◆ Information shown ◆

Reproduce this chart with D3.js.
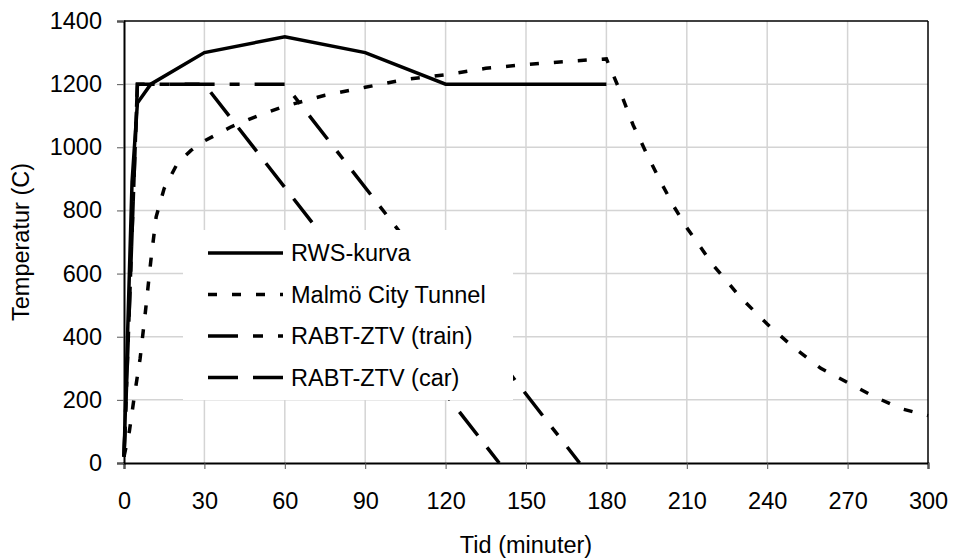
<!DOCTYPE html>
<html>
<head>
<meta charset="utf-8">
<script src="https://cdn.jsdelivr.net/npm/d3@7"></script>
<style>
  body { margin: 0; background: #fff; }
  text { font-family: "Liberation Sans", Arial, sans-serif; fill: #000; }
</style>
</head>
<body>
<svg id="chart" width="954" height="559"></svg>
<script>
// ============= Data =============

const xTicks = [0, 30, 60, 90, 120, 150, 180, 210, 240, 270, 300];
const yTicks = [0, 200, 400, 600, 800, 1000, 1200, 1400];

const rwsCurve = [
  [0, 20], [3, 890], [5, 1140], [10, 1200], [30, 1300], [60, 1350],
  [90, 1300], [120, 1200], [180, 1200],
];

const malmoCurve = [
  [0, 20], [2, 100], [4, 220], [6, 330], [8, 480], [10, 640], [12, 780],
  [15, 870], [20, 950], [25, 990], [30, 1020], [40, 1065], [50, 1100],
  [60, 1130], [75, 1165], [90, 1190], [105, 1215], [120, 1230], [135, 1250],
  [150, 1262], [165, 1272], [180, 1280], [185, 1180], [190, 1070],
  [195, 980], [200, 895], [205, 815], [210, 745], [220, 625], [230, 525],
  [240, 440], [250, 365], [260, 300], [270, 255], [280, 210], [290, 172],
  [300, 150],
];

const rabtTrain = [[0, 20], [5, 1200], [60, 1200], [170, 0]];
const rabtCar = [[0, 20], [5, 1200], [30, 1200], [140, 0]];

const seriesNames = ["RWS-kurva", "Malmö City Tunnel", "RABT-ZTV (train)", "RABT-ZTV (car)"];
const seriesData = [rwsCurve, malmoCurve, rabtTrain, rabtCar];
const seriesDash = [null, "9,15", "30,15,10,15", "30,15"];

// ============= Layout =============

const MARGIN = { LEFT: 124, TOP: 21, RIGHT: 26, BOTTOM: 96 };
const svg = d3.select("#chart");
const width = 954 - MARGIN.LEFT - MARGIN.RIGHT;
const height = 559 - MARGIN.TOP - MARGIN.BOTTOM;
const FONT = "23.5px";

const g = svg.append("g").attr("transform", `translate(${MARGIN.LEFT},${MARGIN.TOP})`);

const xScale = d3.scaleLinear().domain([0, 300]).range([0, width]);
const yScale = d3.scaleLinear().domain([0, 1400]).range([height, 0]);

// grid
g.selectAll(".grid-y")
  .data(yTicks.slice(1, -1))
  .enter()
  .append("line")
  .attr("x1", 0)
  .attr("x2", width)
  .attr("y1", yScale)
  .attr("y2", yScale)
  .attr("stroke", "#d4d4d4")
  .attr("stroke-width", 1.5);

g.selectAll(".grid-x")
  .data(xTicks.slice(1, -1))
  .enter()
  .append("line")
  .attr("x1", xScale)
  .attr("x2", xScale)
  .attr("y1", 0)
  .attr("y2", height)
  .attr("stroke", "#d4d4d4")
  .attr("stroke-width", 1.5);

// plot frame top / right
g.append("line").attr("x1", 0).attr("x2", width).attr("y1", 0).attr("y2", 0)
  .attr("stroke", "#000").attr("stroke-width", 1.5);
g.append("line").attr("x1", width).attr("x2", width).attr("y1", 0).attr("y2", height)
  .attr("stroke", "#000").attr("stroke-width", 1.5);

// series
const line = d3.line().x((d) => xScale(d[0])).y((d) => yScale(d[1]));

seriesData.forEach((data, i) => {
  g.append("path")
    .datum(data)
    .attr("fill", "none")
    .attr("stroke", "#000")
    .attr("stroke-width", 3.5)
    .attr("stroke-dasharray", seriesDash[i])
    .attr("d", line);
});

// legend background covers grid and lines
const legendBox = { x: 59, y: 209, w: 330, h: 170 };
g.append("rect")
  .attr("x", legendBox.x)
  .attr("y", legendBox.y)
  .attr("width", legendBox.w)
  .attr("height", legendBox.h)
  .attr("fill", "#fff");

// axes
const xAxis = g.append("g")
  .attr("transform", `translate(0,${height})`)
  .call(d3.axisBottom(xScale).tickValues(xTicks).tickSize(6).tickPadding(23).tickFormat(d3.format("d")));

const yAxis = g.append("g")
  .call(d3.axisLeft(yScale).tickValues(yTicks).tickSize(7).tickPadding(15).tickFormat(d3.format("d")));

[xAxis, yAxis].forEach((axis) => {
  axis.select(".domain").attr("stroke", "#000").attr("stroke-width", 2);
  axis.selectAll(".tick line").attr("stroke", "#555").attr("stroke-width", 1);
  axis.selectAll("text").style("font-size", FONT).style("font-family", "Liberation Sans, Arial, sans-serif").attr("fill", "#000");
});

// axis titles
g.append("text")
  .attr("x", width / 2)
  .attr("y", height + 90)
  .attr("text-anchor", "middle")
  .style("font-size", FONT)
  .text("Tid (minuter)");

g.append("text")
  .attr("transform", "rotate(-90)")
  .attr("x", -height / 2)
  .attr("y", -95)
  .attr("text-anchor", "middle")
  .style("font-size", FONT)
  .text("Temperatur (C)");

// legend
const legend = g.append("g").attr("transform", `translate(${legendBox.x + 25},${legendBox.y + 23})`);
seriesNames.forEach((name, i) => {
  const row = legend.append("g").attr("transform", `translate(0,${i * 41.5})`);
  row.append("line")
    .attr("x1", 0)
    .attr("x2", 75)
    .attr("y1", 0)
    .attr("y2", 0)
    .attr("stroke", "#000")
    .attr("stroke-width", 3.5)
    .attr("stroke-dasharray", seriesDash[i]);
  row.append("text")
    .attr("x", 83)
    .attr("y", 0)
    .attr("dy", "0.35em")
    .style("font-size", FONT)
    .text(name);
});
</script>
</body>
</html>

◆ What is being asked ◆
Copy out each line exactly, without the pictures.

◆ Solution to this problem ◆
Reproduce this chart with D3.js.
<!DOCTYPE html>
<html>
<head>
<meta charset="utf-8">
<script src="https://cdn.jsdelivr.net/npm/d3@7"></script>
<style>
  body { margin: 0; background: #fff; }
  text { font-family: "Liberation Sans", Arial, sans-serif; fill: #000; }
</style>
</head>
<body>
<svg id="chart" width="954" height="559"></svg>
<script>
// ============= Data =============

const xTicks = [0, 30, 60, 90, 120, 150, 180, 210, 240, 270, 300];
const yTicks = [0, 200, 400, 600, 800, 1000, 1200, 1400];

const rwsCurve = [
  [0, 20], [3, 890], [5, 1140], [10, 1200], [30, 1300], [60, 1350],
  [90, 1300], [120, 1200], [180, 1200],
];

const malmoCurve = [
  [0, 20], [2, 100], [4, 220], [6, 330], [8, 480], [10, 640], [12, 780],
  [15, 870], [20, 950], [25, 990], [30, 1020], [40, 1065], [50, 1100],
  [60, 1130], [75, 1165], [90, 1190], [105, 1215], [120, 1230], [135, 1250],
  [150, 1262], [165, 1272], [180, 1280], [185, 1180], [190, 1070],
  [195, 980], [200, 895], [205, 815], [210, 745], [220, 625], [230, 525],
  [240, 440], [250, 365], [260, 300], [270, 255], [280, 210], [290, 172],
  [300, 150],
];

const rabtTrain = [[0, 20], [5, 1200], [60, 1200], [170, 0]];
const rabtCar = [[0, 20], [5, 1200], [30, 1200], [140, 0]];

const seriesNames = ["RWS-kurva", "Malmö City Tunnel", "RABT-ZTV (train)", "RABT-ZTV (car)"];
const seriesData = [rwsCurve, malmoCurve, rabtTrain, rabtCar];
const seriesDash = [null, "9,15", "30,15,10,15", "30,15"];

// ============= Layout =============

const MARGIN = { LEFT: 124, TOP: 21, RIGHT: 26, BOTTOM: 96 };
const svg = d3.select("#chart");
const width = 954 - MARGIN.LEFT - MARGIN.RIGHT;
const height = 559 - MARGIN.TOP - MARGIN.BOTTOM;
const FONT = "23.5px";

const g = svg.append("g").attr("transform", `translate(${MARGIN.LEFT},${MARGIN.TOP})`);

const xScale = d3.scaleLinear().domain([0, 300]).range([0, width]);
const yScale = d3.scaleLinear().domain([0, 1400]).range([height, 0]);

// grid
g.selectAll(".grid-y")
  .data(yTicks.slice(1, -1))
  .enter()
  .append("line")
  .attr("x1", 0)
  .attr("x2", width)
  .attr("y1", yScale)
  .attr("y2", yScale)
  .attr("stroke", "#d4d4d4")
  .attr("stroke-width", 1.5);

g.selectAll(".grid-x")
  .data(xTicks.slice(1, -1))
  .enter()
  .append("line")
  .attr("x1", xScale)
  .attr("x2", xScale)
  .attr("y1", 0)
  .attr("y2", height)
  .attr("stroke", "#d4d4d4")
  .attr("stroke-width", 1.5);

// plot frame top / right
g.append("line").attr("x1", 0).attr("x2", width).attr("y1", 0).attr("y2", 0)
  .attr("stroke", "#000").attr("stroke-width", 1.5);
g.append("line").attr("x1", width).attr("x2", width).attr("y1", 0).attr("y2", height)
  .attr("stroke", "#000").attr("stroke-width", 1.5);

// series
const line = d3.line().x((d) => xScale(d[0])).y((d) => yScale(d[1]));

seriesData.forEach((data, i) => {
  g.append("path")
    .datum(data)
    .attr("fill", "none")
    .attr("stroke", "#000")
    .attr("stroke-width", 3.5)
    .attr("stroke-dasharray", seriesDash[i])
    .attr("d", line);
});

// legend background covers grid and lines
const legendBox = { x: 59, y: 209, w: 330, h: 170 };
g.append("rect")
  .attr("x", legendBox.x)
  .attr("y", legendBox.y)
  .attr("width", legendBox.w)
  .attr("height", legendBox.h)
  .attr("fill", "#fff");

// axes
const xAxis = g.append("g")
  .attr("transform", `translate(0,${height})`)
  .call(d3.axisBottom(xScale).tickValues(xTicks).tickSize(6).tickPadding(23).tickFormat(d3.format("d")));

const yAxis = g.append("g")
  .call(d3.axisLeft(yScale).tickValues(yTicks).tickSize(7).tickPadding(15).tickFormat(d3.format("d")));

[xAxis, yAxis].forEach((axis) => {
  axis.select(".domain").attr("stroke", "#000").attr("stroke-width", 2);
  axis.selectAll(".tick line").attr("stroke", "#555").attr("stroke-width", 1);
  axis.selectAll("text").style("font-size", FONT).style("font-family", "Liberation Sans, Arial, sans-serif").attr("fill", "#000");
});

// axis titles
g.append("text")
  .attr("x", width / 2)
  .attr("y", height + 90)
  .attr("text-anchor", "middle")
  .style("font-size", FONT)
  .text("Tid (minuter)");

g.append("text")
  .attr("transform", "rotate(-90)")
  .attr("x", -height / 2)
  .attr("y", -95)
  .attr("text-anchor", "middle")
  .style("font-size", FONT)
  .text("Temperatur (C)");

// legend
const legend = g.append("g").attr("transform", `translate(${legendBox.x + 25},${legendBox.y + 23})`);
seriesNames.forEach((name, i) => {
  const row = legend.append("g").attr("transform", `translate(0,${i * 41.5})`);
  row.append("line")
    .attr("x1", 0)
    .attr("x2", 75)
    .attr("y1", 0)
    .attr("y2", 0)
    .attr("stroke", "#000")
    .attr("stroke-width", 3.5)
    .attr("stroke-dasharray", seriesDash[i]);
  row.append("text")
    .attr("x", 83)
    .attr("y", 0)
    .attr("dy", "0.35em")
    .style("font-size", FONT)
    .text(name);
});
</script>
</body>
</html>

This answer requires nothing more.